Diketahui, sebanyak 132 warga Kelurahan Gunung Sari, Bandar Lampung, menjadi korban pencatutan identitas sebagai nasabah Bank BRI dalam program Kece (Kredit Rakyat) dan Kupra (Kupedes Rakyat). 

Mereka diduga ditipu oleh empat orang komplotan yang bertindak sebagai calo yang menjanjikan pencairan uang pinjaman di bank.

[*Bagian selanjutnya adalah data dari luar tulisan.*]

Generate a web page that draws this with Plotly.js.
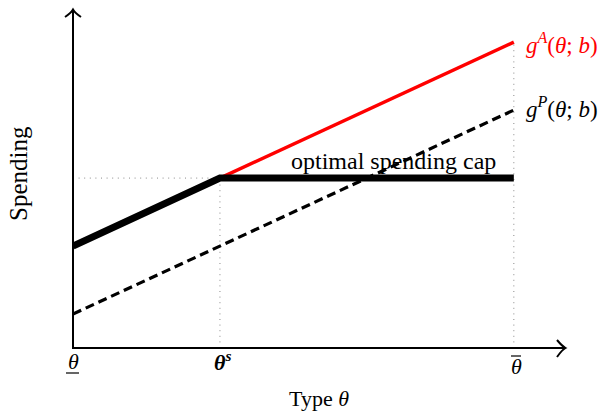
<!DOCTYPE html>
<html>
<head>
<meta charset="utf-8">
<script src="https://cdn.plot.ly/plotly-3.0.1.min.js"></script>
<style>
  html, body { margin: 0; padding: 0; background: #fff; }
  #chart { width: 602px; height: 411px; }
</style>
</head>
<body>
<div id="chart"></div>
<script>
// Types: lowest, threshold (theta^s) and highest
const thetaLow = 0;
const thetaS = 1;
const thetaHigh = 3;

// Agent's preferred spending g^A and principal's preferred spending g^P
const gAThetas = [thetaS, thetaHigh];
const gAValues = [2.5, 4.5];
const gPThetas = [thetaLow, thetaHigh];
const gPValues = [0.5, 3.5];

// Optimal spending with the cap: follows g^A up to theta^s, flat afterwards
const capThetas = [thetaLow, thetaS, thetaHigh];
const capValues = [1.5, 2.5, 2.5];
const capLevel = 2.5;

// Axis extents
const xMax = 3.6;
const yMax = 5.12;

const serif = 'Liberation Serif, Times New Roman, serif';
const W = 602, H = 411;
const M = { l: 73, r: 0, t: 0, b: 63 };
const plotW = W - M.l - M.r, plotH = H - M.t - M.b;

// pixel -> paper helpers for the hand-drawn axes
const px = x => (x - M.l) / plotW;
const py = y => (H - M.b - y) / plotH;
const P = (x, y) => px(x).toFixed(5) + ',' + py(y).toFixed(5);

const dotted = { color: '#8a8a8a', width: 1, dash: '1px,4.6px' };

const traces = [
  // guide lines
  { x: [thetaLow, thetaS], y: [capLevel, capLevel], mode: 'lines', line: dotted, hoverinfo: 'skip' },
  { x: [thetaS, thetaS], y: [0, capLevel], mode: 'lines', line: dotted, hoverinfo: 'skip' },
  { x: [thetaHigh, thetaHigh], y: [0, gAValues[1]], mode: 'lines', line: dotted, hoverinfo: 'skip' },
  // principal
  { x: gPThetas, y: gPValues, mode: 'lines', line: { color: '#000', width: 3.2, dash: '9px,5px' }, hoverinfo: 'skip' },
  // agent
  { x: gAThetas, y: gAValues, mode: 'lines', line: { color: '#ff0000', width: 3.5 }, hoverinfo: 'skip' },
  // capped spending
  { x: capThetas, y: capValues, mode: 'lines', line: { color: '#000', width: 7 }, hoverinfo: 'skip' }
];

const axisLine = { color: '#000', width: 2 };
const shapes = [
  { type: 'line', xref: 'paper', yref: 'paper', x0: px(72), y0: py(348), x1: px(564), y1: py(348), line: axisLine },
  { type: 'line', xref: 'paper', yref: 'paper', x0: px(73), y0: py(349), x1: px(73), y1: py(11), line: axisLine },
  { type: 'path', xref: 'paper', yref: 'paper', line: axisLine,
    path: 'M ' + P(557, 340) + ' Q ' + P(562, 346) + ' ' + P(565.5, 348) + ' Q ' + P(562, 350) + ' ' + P(557, 357) },
  { type: 'path', xref: 'paper', yref: 'paper', line: axisLine,
    path: 'M ' + P(65, 17) + ' Q ' + P(71, 13) + ' ' + P(73, 9.5) + ' Q ' + P(75, 13) + ' ' + P(81, 17) },
  // bar under theta (lowest type) and over theta (highest type)
  { type: 'line', xref: 'paper', yref: 'paper', x0: px(66), y0: py(373), x1: px(79), y1: py(373), line: { color: '#000', width: 1.2 } },
  { type: 'line', xref: 'paper', yref: 'paper', x0: px(511), y0: py(356), x1: px(521), y1: py(356), line: { color: '#000', width: 1.2 } }
];

const txt = (text, x, y, size, opts) => Object.assign({
  text: text, xref: 'paper', yref: 'paper', x: px(x), y: py(y),
  showarrow: false, xanchor: 'center', yanchor: 'middle',
  font: { family: serif, size: size, color: '#000' }
}, opts || {});

const annotations = [
  txt('<i>θ</i>', 73, 362, 22),
  txt('<b><i>θ</i><sup><i>s</i></sup></b>', 222, 361, 22),
  txt('<i>θ</i>', 516, 367, 22),
  txt('Type <i>θ</i>', 319, 398, 22),
  txt('Spending', 18, 174, 25, { textangle: -90 }),
  txt('optimal spending cap', 393, 161, 24),
  txt('<i>g</i><sup><i>A</i></sup>(<i>θ</i>; <i>b</i>)', 524, 43, 23,
      { xanchor: 'left', font: { family: serif, size: 23, color: '#ff0000' } }),
  txt('<i>g</i><sup><i>P</i></sup>(<i>θ</i>; <i>b</i>)', 524, 108, 23, { xanchor: 'left' })
];

const layout = {
  width: W, height: H,
  margin: M,
  paper_bgcolor: '#fff', plot_bgcolor: '#fff',
  showlegend: false,
  xaxis: { range: [0, xMax], visible: false, fixedrange: true },
  yaxis: { range: [0, yMax], visible: false, fixedrange: true },
  shapes: shapes,
  annotations: annotations
};

Plotly.newPlot('chart', traces, layout, { displayModeBar: false });
</script>
</body>
</html>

Para korban mengaku telah melalui proses pencairan uang dengan nilai yang beragam, mulai dari Rp5 juta hingga Rp100 juta. Namun, dana pinjaman tersebut tak kunjung mereka terima meskipun semua persyaratan peminjaman telah dipenuhi. Bahkan, para korban juga tidak memiliki buku rekening dan PIN ATM setelah proses pencairan dilakukan. 

Masyarakat kini membutuhkan literasi teknologi yang sejalan dengan perkembangan informasi. Demikian diungkapkan anggota Ombudsman RI Yeka Hendra Fatika, Jumat (2/8).

Pernyataan ini keluar berkenaan dengan banyaknya masyarakat Gunungsari, Bandarlampung, yang menjadi korban penyalahgunaan data untuk pinjaman fiktif pada program kredit usaha rakyat (KUR) di bank pemerintah.